Tuesday, January 31, 2006

The James Frey Question

These days, everyone's been all up in arms about the controversy, if you can call it that, of finding out that James Frey fabricated or exaggerated parts of his best-selling memoir, A Million Little Pieces. People like Oprah and the people involved in the ridiculous lawsuits against him have accused him of betraying his readers.

This really gets me - on Oprah, while she was apologizing for defending James Frey and making his book a part of her Book Club, she says she let the fact that so many people called and wrote in to say how much that book inspired them cloud her judgement. This was, of course, before she said James betrayed his readers. How, exactly, did he do that?

I mean, people enjoyed this book. Entertainment Weekly gave it a B+ grade and named it one of the best nonfiction books of the year. Millions of readers bought this book and let it change their lives. Does learning that he exaggerated parts of that negate those changes? People can be just as inspired and uplifted by fiction books (which are entirely fabricated, just so you don't get the wrong idea ^_^) than by nonfiction. True or false, this book was well-written enough to give millions of people a unique reading pleasure.

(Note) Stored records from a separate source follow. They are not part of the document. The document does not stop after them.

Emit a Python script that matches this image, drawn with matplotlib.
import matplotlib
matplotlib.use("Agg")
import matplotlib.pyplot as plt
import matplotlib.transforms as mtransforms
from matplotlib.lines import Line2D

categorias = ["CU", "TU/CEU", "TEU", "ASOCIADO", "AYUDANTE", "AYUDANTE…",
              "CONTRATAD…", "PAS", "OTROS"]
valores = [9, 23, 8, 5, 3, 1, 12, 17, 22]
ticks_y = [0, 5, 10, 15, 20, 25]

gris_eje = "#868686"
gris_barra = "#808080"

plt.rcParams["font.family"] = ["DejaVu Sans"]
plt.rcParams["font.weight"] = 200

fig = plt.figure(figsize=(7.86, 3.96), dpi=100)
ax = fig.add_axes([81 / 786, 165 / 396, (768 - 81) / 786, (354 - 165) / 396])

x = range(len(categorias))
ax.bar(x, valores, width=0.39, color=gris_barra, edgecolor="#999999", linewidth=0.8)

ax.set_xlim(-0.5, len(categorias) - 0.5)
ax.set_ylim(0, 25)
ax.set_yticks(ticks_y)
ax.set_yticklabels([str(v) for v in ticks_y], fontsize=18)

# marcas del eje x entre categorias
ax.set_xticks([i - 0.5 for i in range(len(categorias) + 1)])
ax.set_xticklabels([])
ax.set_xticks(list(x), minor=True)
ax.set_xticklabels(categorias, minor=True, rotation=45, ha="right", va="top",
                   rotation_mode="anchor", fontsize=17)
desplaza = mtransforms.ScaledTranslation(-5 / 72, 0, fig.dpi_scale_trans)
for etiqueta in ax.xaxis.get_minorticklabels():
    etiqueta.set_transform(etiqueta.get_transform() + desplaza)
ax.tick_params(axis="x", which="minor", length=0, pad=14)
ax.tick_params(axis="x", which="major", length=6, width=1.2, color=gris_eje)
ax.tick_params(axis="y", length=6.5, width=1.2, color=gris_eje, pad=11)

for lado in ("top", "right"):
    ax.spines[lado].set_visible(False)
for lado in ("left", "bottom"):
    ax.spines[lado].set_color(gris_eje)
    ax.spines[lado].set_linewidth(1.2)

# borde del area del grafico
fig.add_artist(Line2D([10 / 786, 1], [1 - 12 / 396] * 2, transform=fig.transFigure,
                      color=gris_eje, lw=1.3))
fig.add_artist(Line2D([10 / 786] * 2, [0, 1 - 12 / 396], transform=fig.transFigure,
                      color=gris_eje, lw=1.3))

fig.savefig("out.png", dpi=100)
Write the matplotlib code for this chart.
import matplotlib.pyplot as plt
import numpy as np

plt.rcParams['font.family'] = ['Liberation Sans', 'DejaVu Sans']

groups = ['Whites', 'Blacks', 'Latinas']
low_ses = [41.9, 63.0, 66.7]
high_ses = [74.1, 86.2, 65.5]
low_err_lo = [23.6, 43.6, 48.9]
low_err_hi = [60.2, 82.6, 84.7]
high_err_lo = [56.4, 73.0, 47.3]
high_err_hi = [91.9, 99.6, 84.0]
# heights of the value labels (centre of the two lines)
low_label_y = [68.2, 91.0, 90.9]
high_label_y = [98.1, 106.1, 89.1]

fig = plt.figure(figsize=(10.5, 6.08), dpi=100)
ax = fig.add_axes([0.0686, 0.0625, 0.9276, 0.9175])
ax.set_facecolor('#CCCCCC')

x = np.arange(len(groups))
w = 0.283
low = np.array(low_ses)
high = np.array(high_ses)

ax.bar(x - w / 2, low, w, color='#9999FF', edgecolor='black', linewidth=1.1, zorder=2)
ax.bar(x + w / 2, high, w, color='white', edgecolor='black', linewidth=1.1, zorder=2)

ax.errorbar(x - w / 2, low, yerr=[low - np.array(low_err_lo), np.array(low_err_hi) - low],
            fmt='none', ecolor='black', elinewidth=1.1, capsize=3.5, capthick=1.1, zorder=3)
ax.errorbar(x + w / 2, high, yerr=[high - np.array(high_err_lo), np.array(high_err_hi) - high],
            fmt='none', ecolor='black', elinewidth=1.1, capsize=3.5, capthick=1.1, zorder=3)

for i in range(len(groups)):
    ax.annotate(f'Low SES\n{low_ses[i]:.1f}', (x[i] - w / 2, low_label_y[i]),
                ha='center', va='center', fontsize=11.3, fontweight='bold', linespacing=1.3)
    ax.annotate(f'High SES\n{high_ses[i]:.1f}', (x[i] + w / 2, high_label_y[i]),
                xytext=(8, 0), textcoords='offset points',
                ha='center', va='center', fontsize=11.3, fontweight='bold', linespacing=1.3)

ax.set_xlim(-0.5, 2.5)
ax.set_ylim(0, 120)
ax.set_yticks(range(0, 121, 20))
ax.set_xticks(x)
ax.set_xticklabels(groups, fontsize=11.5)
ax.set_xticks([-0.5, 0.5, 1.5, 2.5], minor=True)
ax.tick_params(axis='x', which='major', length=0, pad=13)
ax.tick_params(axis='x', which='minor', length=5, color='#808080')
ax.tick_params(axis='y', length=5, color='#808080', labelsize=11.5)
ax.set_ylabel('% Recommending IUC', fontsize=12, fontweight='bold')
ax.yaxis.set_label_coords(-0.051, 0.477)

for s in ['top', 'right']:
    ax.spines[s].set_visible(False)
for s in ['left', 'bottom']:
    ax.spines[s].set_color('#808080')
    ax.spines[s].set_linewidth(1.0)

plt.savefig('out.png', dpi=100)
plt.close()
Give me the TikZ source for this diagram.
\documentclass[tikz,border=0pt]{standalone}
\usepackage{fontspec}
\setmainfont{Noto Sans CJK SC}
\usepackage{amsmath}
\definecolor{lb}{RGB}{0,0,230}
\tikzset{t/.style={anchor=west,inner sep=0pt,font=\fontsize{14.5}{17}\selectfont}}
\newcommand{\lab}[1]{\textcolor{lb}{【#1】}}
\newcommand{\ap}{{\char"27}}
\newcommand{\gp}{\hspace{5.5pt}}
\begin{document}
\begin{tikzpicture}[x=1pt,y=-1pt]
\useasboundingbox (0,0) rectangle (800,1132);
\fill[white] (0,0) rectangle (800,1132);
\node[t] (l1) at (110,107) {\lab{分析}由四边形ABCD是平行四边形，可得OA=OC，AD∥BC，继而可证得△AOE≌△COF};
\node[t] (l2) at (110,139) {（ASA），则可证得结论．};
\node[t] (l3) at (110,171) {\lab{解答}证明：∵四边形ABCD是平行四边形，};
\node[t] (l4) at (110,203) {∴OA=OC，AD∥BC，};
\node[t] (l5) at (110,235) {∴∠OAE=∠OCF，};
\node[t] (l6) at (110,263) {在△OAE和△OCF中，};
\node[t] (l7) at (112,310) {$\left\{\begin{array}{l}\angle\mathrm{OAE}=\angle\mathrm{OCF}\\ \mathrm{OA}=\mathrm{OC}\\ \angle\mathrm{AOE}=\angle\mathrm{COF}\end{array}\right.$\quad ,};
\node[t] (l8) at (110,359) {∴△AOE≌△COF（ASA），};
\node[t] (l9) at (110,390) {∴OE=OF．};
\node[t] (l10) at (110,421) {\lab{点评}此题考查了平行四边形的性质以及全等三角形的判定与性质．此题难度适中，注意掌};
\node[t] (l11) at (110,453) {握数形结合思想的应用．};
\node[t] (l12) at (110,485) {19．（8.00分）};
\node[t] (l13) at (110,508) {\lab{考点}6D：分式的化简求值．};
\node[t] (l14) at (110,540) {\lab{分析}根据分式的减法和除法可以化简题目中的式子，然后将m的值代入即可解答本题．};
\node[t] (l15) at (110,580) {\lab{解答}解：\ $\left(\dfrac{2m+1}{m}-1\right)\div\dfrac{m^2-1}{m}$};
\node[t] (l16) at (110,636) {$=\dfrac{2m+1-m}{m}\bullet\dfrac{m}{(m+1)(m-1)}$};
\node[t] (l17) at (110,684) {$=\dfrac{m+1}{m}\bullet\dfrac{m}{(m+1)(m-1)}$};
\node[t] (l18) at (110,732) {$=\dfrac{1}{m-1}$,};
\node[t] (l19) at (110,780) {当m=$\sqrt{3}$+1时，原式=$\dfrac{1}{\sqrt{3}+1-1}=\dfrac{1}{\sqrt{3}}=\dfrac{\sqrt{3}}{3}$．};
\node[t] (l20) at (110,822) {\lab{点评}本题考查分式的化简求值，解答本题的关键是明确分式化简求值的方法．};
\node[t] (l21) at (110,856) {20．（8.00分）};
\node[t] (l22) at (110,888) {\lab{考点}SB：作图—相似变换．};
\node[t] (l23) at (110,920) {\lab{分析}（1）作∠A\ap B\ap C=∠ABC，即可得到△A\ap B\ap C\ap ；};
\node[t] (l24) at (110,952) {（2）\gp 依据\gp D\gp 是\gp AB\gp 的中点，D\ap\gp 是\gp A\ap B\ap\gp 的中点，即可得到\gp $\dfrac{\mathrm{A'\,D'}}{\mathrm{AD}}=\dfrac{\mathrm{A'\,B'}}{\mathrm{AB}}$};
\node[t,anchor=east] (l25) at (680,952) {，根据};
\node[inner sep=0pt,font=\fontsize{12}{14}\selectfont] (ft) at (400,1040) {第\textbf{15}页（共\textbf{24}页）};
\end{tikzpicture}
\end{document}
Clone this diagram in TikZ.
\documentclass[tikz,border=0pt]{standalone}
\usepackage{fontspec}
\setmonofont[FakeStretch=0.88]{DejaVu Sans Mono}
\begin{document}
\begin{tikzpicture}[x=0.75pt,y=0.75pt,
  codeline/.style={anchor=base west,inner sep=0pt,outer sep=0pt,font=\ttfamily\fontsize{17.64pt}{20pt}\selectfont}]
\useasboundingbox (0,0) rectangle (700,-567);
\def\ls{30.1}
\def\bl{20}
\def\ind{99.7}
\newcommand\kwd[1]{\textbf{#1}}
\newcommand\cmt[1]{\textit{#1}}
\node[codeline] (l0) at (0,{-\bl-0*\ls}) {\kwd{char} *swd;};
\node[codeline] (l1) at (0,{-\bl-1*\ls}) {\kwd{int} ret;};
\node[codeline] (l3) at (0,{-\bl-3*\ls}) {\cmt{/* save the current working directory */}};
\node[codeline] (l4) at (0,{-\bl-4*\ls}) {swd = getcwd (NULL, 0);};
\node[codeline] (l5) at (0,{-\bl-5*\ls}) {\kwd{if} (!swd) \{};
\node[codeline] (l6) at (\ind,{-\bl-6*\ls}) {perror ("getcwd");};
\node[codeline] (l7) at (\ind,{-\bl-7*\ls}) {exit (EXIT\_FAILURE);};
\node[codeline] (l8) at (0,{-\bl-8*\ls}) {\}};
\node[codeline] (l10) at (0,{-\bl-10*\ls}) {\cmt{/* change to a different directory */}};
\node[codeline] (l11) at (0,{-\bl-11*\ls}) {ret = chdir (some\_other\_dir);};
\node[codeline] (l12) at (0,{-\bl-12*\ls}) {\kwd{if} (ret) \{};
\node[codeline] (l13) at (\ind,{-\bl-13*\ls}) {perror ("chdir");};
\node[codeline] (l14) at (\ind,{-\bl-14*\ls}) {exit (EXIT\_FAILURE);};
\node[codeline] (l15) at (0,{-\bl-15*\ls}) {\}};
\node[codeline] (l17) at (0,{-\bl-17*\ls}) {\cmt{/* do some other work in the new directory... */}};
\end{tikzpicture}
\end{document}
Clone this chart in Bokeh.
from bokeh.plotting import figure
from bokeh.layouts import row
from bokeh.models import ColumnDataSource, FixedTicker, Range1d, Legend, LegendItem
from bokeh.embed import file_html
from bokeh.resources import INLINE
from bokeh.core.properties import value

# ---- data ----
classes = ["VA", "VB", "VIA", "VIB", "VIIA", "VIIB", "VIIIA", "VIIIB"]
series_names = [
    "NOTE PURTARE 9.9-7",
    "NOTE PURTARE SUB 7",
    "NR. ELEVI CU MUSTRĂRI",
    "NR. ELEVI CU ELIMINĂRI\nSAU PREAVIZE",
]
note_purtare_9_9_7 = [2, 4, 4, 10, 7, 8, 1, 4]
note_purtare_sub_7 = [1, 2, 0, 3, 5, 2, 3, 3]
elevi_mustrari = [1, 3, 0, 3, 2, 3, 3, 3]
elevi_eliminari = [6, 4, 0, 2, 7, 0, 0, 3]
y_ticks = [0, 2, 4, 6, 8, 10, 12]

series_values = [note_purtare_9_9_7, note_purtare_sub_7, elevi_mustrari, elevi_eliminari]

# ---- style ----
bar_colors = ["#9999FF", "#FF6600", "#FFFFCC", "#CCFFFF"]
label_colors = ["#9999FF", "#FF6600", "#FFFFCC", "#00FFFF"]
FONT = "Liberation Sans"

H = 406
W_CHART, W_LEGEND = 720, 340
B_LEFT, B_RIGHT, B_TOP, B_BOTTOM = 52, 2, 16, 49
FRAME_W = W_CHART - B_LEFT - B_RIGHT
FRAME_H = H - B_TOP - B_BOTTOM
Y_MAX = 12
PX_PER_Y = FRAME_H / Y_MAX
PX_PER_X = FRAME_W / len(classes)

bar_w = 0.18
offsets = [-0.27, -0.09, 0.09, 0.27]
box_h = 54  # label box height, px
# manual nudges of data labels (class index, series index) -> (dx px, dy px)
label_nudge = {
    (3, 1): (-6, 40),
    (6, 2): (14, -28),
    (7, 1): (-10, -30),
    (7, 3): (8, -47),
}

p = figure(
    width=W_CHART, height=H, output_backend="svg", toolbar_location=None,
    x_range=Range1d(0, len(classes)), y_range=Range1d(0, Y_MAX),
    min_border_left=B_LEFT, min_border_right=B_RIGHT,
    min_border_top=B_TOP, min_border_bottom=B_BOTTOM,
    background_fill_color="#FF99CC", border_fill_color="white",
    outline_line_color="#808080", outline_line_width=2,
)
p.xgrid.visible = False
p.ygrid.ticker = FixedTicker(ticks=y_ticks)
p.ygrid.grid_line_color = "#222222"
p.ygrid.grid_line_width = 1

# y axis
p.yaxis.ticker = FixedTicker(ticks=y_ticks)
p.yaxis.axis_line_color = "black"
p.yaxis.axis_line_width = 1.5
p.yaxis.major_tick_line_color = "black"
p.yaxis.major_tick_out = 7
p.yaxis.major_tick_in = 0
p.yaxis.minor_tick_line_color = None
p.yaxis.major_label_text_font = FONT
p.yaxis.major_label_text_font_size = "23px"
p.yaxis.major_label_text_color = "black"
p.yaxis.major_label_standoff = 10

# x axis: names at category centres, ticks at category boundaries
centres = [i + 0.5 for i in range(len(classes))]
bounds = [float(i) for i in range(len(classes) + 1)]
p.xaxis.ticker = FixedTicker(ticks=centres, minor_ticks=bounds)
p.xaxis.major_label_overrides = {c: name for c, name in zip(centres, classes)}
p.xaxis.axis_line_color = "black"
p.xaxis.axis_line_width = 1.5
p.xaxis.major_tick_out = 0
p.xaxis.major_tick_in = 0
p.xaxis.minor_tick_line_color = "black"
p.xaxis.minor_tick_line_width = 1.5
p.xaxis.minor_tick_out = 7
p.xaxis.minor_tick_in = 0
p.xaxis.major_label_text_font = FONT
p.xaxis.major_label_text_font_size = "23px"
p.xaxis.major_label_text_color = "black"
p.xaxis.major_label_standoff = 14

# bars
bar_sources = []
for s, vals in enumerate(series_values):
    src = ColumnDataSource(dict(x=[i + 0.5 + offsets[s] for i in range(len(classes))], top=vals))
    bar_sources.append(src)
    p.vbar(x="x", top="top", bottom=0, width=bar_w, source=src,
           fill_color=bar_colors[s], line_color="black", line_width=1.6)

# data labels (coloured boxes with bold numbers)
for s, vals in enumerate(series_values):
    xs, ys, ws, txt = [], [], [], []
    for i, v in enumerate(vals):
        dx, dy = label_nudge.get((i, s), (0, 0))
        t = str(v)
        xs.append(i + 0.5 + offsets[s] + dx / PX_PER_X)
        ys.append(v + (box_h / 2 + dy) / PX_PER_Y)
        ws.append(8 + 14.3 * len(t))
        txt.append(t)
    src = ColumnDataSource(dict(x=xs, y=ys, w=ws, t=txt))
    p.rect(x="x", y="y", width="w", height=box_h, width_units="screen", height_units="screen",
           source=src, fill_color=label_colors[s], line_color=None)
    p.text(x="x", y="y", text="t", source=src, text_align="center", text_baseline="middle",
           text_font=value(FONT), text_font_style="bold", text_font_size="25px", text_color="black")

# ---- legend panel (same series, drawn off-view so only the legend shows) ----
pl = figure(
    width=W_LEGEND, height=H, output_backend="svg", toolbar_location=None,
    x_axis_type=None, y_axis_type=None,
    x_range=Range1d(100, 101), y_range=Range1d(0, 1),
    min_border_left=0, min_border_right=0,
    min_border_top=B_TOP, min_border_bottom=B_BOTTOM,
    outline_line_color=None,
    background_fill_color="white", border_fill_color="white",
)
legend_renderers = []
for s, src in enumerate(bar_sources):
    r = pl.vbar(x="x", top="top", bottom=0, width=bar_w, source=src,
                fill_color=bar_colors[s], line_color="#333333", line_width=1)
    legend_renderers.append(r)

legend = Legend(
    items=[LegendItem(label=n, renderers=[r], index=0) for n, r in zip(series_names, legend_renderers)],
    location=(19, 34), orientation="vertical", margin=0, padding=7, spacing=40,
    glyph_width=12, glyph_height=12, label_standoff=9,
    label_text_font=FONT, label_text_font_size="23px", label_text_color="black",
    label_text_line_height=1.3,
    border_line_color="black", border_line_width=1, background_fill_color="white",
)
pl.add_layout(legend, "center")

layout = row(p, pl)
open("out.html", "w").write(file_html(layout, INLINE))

What bums me out are the lawsuits against him. One of the class-action lawsuits is sueing for damages for the money spent on the book and the time it took to read it. Excuse me? Why don't you just return the book to Chapters and get your $30 back? It's thirty dollars. And now they want compensation for the time they spent reading the book? What the hell? Why didn't they just put the book down in the middle of reading it? Could it be, because they enjoyed it? I don't see how learning a book is fabricated can turn that pleasurable reading experience into something bad. These are just people eager for a quick buck.

The second (of many) lawsuits against Frey says that if they'd known the book was fictional, they never would have bought it and read it in the first place. I don't see why this has to be fought about it court - just take the stupid book back, or give it away second-hand, or something. Greedy greedy greedy.

I dunno, as I writer (of fiction), I'm repulsed by the actions of these people who are sueing Frey.